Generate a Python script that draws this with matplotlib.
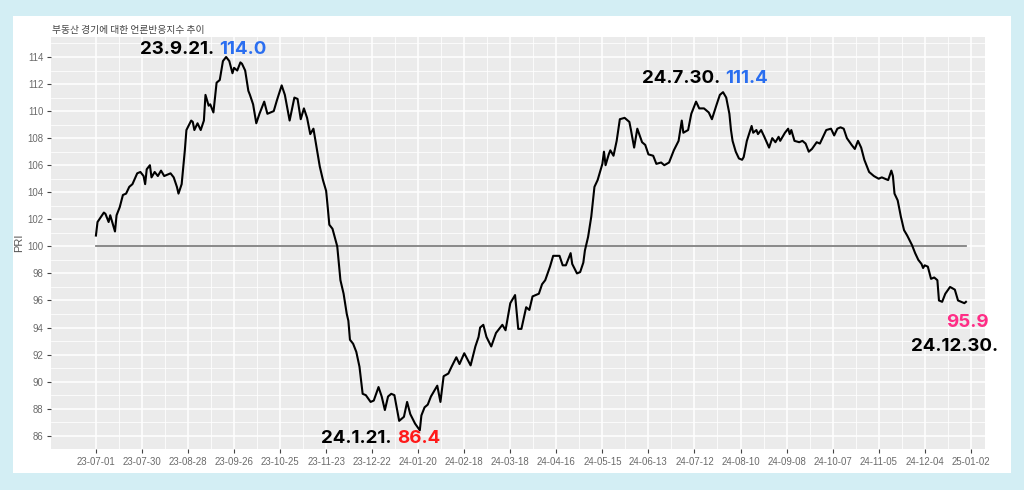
import numpy as np
import pandas as pd
import matplotlib
matplotlib.use("Agg")
import matplotlib.pyplot as plt
from matplotlib.patches import Rectangle

# ---------------- data ----------------
start_date = "2023-07-01"
day_offset = [
    0, 1, 5, 6, 8, 9, 12, 13, 15, 17,
    19, 21, 23, 26, 28, 30, 31, 32, 34, 35,
    37, 39, 41, 43, 47, 49, 51, 52, 54, 56,
    57, 60, 61, 62, 64, 66, 68, 69, 71, 72,
    74, 76, 78, 80, 82, 84, 86, 87, 89, 91,
    92, 94, 96, 97, 99, 101, 103, 106, 108, 112,
    114, 117, 119, 122, 125, 127, 129, 131, 133, 135,
    137, 139, 141, 143, 145, 146, 147, 149, 152, 154,
    156, 158, 159, 160, 162, 164, 166, 168, 170, 173,
    175, 178, 180, 182, 184, 186, 188, 191, 194, 196,
    198, 201, 204, 205, 207, 209, 211, 215, 217, 219,
    222, 224, 227, 229, 232, 236, 239, 241, 242, 244,
    246, 249, 252, 256, 258, 261, 264, 266, 268, 271,
    273, 275, 279, 281, 283, 286, 288, 292, 294, 296,
    299, 300, 303, 305, 307, 308, 310, 312, 314, 316,
    319, 320, 321, 323, 324, 326, 328, 330, 333, 336,
    337, 339, 341, 344, 346, 348, 351, 353, 356, 358,
    361, 364, 367, 369, 370, 373, 375, 378, 380, 383,
    386, 388, 391, 393, 395, 397, 399, 400, 401, 403,
    405, 407, 408, 410, 413, 414, 416, 417, 419, 421,
    424, 426, 428, 430, 431, 434, 436, 437, 438, 440,
    443, 445, 447, 449, 451, 454, 456, 458, 460, 463,
    465, 467, 469, 471, 473, 476, 478, 480, 482, 484,
    487, 490, 493, 495, 497, 499, 501, 502, 503, 505,
    507, 509, 511, 514, 516, 518, 520, 521, 522, 524,
    526, 528, 530, 531, 533, 535, 538, 541, 543, 545,
    547, 548,
]
pri = [
    100.8, 101.8, 102.5, 102.4, 101.8, 102.3, 101.1, 102.3, 102.9, 103.8,
    103.9, 104.4, 104.6, 105.4, 105.5, 105.2, 104.6, 105.7, 106.0, 105.1,
    105.5, 105.2, 105.6, 105.2, 105.4, 105.1, 104.4, 103.9, 104.6, 107.1,
    108.6, 109.3, 109.2, 108.6, 109.1, 108.6, 109.3, 111.2, 110.4, 110.5,
    109.9, 112.1, 112.3, 113.7, 114.0, 113.7, 112.8, 113.2, 113.0, 113.6,
    113.5, 113.0, 111.5, 111.2, 110.5, 109.1, 109.8, 110.7, 109.8, 110.0,
    110.8, 111.9, 111.2, 109.3, 111.0, 110.9, 109.4, 110.2, 109.5, 108.3,
    108.7, 107.3, 105.9, 104.9, 104.1, 102.9, 101.6, 101.3, 100.0, 97.5,
    96.5, 95.0, 94.5, 93.1, 92.8, 92.2, 91.1, 89.1, 89.0, 88.5,
    88.6, 89.6, 88.9, 87.9, 88.9, 89.1, 89.0, 87.1, 87.4, 88.5,
    87.6, 86.9, 86.4, 87.5, 88.1, 88.3, 88.9, 89.7, 88.5, 90.4,
    90.6, 91.1, 91.8, 91.3, 92.1, 91.2, 92.6, 93.3, 94.0, 94.2,
    93.3, 92.6, 93.6, 94.2, 93.8, 95.8, 96.4, 93.9, 93.9, 95.5,
    95.3, 96.3, 96.5, 97.2, 97.5, 98.5, 99.3, 99.3, 98.6, 98.6,
    99.5, 98.7, 98.0, 98.1, 98.8, 99.7, 100.7, 102.2, 104.4, 104.9,
    106.1, 107.0, 106.0, 106.8, 107.1, 106.7, 107.8, 109.4, 109.5, 109.2,
    108.6, 107.3, 108.7, 107.7, 107.5, 106.8, 106.7, 106.1, 106.2, 106.0,
    106.2, 107.1, 107.8, 109.3, 108.4, 108.6, 109.8, 110.7, 110.2, 110.2,
    109.9, 109.4, 110.5, 111.2, 111.4, 111.0, 109.8, 108.6, 107.8, 107.0,
    106.5, 106.4, 106.6, 107.8, 108.9, 108.4, 108.6, 108.3, 108.6, 108.1,
    107.3, 108.0, 107.7, 108.1, 107.8, 108.4, 108.7, 108.3, 108.6, 107.8,
    107.7, 107.8, 107.6, 107.0, 107.2, 107.7, 107.6, 108.1, 108.6, 108.7,
    108.2, 108.7, 108.8, 108.7, 108.0, 107.5, 107.2, 107.8, 107.3, 106.4,
    105.5, 105.2, 105.0, 105.1, 105.0, 104.9, 105.6, 105.2, 103.9, 103.4,
    102.2, 101.2, 100.8, 100.1, 99.5, 99.0, 98.7, 98.4, 98.6, 98.5,
    97.6, 97.7, 97.5, 96.0, 95.9, 96.5, 97.0, 96.8, 96.0, 95.9,
    95.8, 95.9,
]
ref_level = 100
x_tick_labels = [
    "23-07-01", "23-07-30", "23-08-28", "23-09-26", "23-10-25", "23-11-23",
    "23-12-22", "24-01-20", "24-02-18", "24-03-18", "24-04-16", "24-05-15",
    "24-06-13", "24-07-12", "24-08-10", "24-09-08", "24-10-07", "24-11-05",
    "24-12-04", "25-01-02",
]
y_ticks = [86, 88, 90, 92, 94, 96, 98, 100, 102, 104, 106, 108, 110, 112, 114]
title = "부동산 경기에 대한 언론반응지수 추이"
y_label = "PRI"
# annotations: (date label, value label, value colour)
ann_peak1 = ("23.9.21.", "114.0", "#2a6ef0")
ann_trough = ("24.1.21.", "86.4", "#ff1a1a")
ann_peak2 = ("24.7.30.", "111.4", "#2a6ef0")
ann_end = ("24.12.30.", "95.9", "#ff2d86")

assert len(day_offset) == len(pri)

# ---------------- figure ----------------
W, H = 1024, 490
fig = plt.figure(figsize=(W / 100, H / 100), dpi=100)
fig.patch.set_facecolor("#d3eef4")
fig.add_artist(Rectangle((13 / W, 1 - 473 / H), (1011 - 13) / W, (473 - 16) / H,
                         transform=fig.transFigure, facecolor="white",
                         edgecolor="none", zorder=0))

ax = fig.add_axes([51 / W, 1 - 449 / H, (985 - 51) / W, (449 - 36.7) / H])
ax.set_facecolor("#EBEBEB")
for s in ax.spines.values():
    s.set_visible(False)

t0 = pd.Timestamp(start_date)
dates = t0 + pd.to_timedelta(day_offset, unit="D")
tick_dates = pd.to_datetime(x_tick_labels, format="%y-%m-%d")
minor_dates = tick_dates[:-1] + (tick_dates[1:] - tick_dates[:-1]) / 2

# grid
for d in minor_dates:
    ax.axvline(d, color="white", lw=0.55, zorder=1)
for d in tick_dates:
    ax.axvline(d, color="white", lw=1.1, zorder=1)
for y in y_ticks:
    ax.axhline(y, color="white", lw=1.1, zorder=1)
for y in np.array(y_ticks[:-1]) + 1:
    ax.axhline(y, color="white", lw=0.55, zorder=1)
ax.axhline(y_ticks[0] - 1, color="white", lw=0.55, zorder=1)
ax.axhline(y_ticks[-1] + 1, color="white", lw=0.55, zorder=1)

ax.plot([dates[0], dates[-1]], [ref_level, ref_level], color="#808080", lw=1.3, zorder=2)
ax.plot(dates, pri, color="black", lw=1.5, zorder=3)

ax.set_xlim(t0 - pd.Timedelta(days=28.3), t0 + pd.Timedelta(days=560))
ax.set_ylim(85.02, 115.5)
ax.set_xticks(tick_dates)
ax.set_xticklabels(x_tick_labels)
ax.set_yticks(y_ticks)
ax.set_yticklabels([str(v) for v in y_ticks])
ax.tick_params(axis="both", length=3, width=0.8, color="#444444",
               labelsize=6.9, labelcolor="#6a6a6a", pad=2.5)
for lab in ax.get_xticklabels() + ax.get_yticklabels():
    lab.set_fontfamily("Liberation Sans")
ax.set_ylabel(y_label, fontsize=8, color="#555555", family="Liberation Sans", labelpad=2)

fig.text(52 / W, 1 - 30 / H, title, fontsize=7, color="#444444",
         family=["Noto Sans CJK KR", "DejaVu Sans"], va="center", ha="left")

# ---------------- annotations ----------------
FS = 13.5


def two_part(split_x, base_y, ann):
    fig.text(split_x / W, 1 - base_y / H, ann[0], fontsize=FS, fontweight="bold",
             family="Inter", color="black", ha="right", va="baseline")
    fig.text((split_x + 5) / W, 1 - base_y / H, ann[1], fontsize=FS, fontweight="bold",
             family="Inter", color=ann[2], ha="left", va="baseline")


two_part(214, 54, ann_peak1)
two_part(720, 83, ann_peak2)
two_part(392, 443, ann_trough)
fig.text(989 / W, 1 - 327 / H, ann_end[1], fontsize=FS, fontweight="bold",
         family="Inter", color=ann_end[2], ha="right", va="baseline")
fig.text(998 / W, 1 - 351 / H, ann_end[0], fontsize=FS, fontweight="bold",
         family="Inter", color="black", ha="right", va="baseline")

fig.savefig("out.png", dpi=100, facecolor=fig.get_facecolor())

○ ○ ○ ○ ○

### [YOUR TASK]
Without any pictures, reproduce the lines from the first one in the material through the line that has "from matplotlib.patches import Rectangle", exactly as they appear.

### [OUTPUT]
Generate a Python script that draws this with matplotlib.
import numpy as np
import pandas as pd
import matplotlib
matplotlib.use("Agg")
import matplotlib.pyplot as plt
from matplotlib.patches import Rectangle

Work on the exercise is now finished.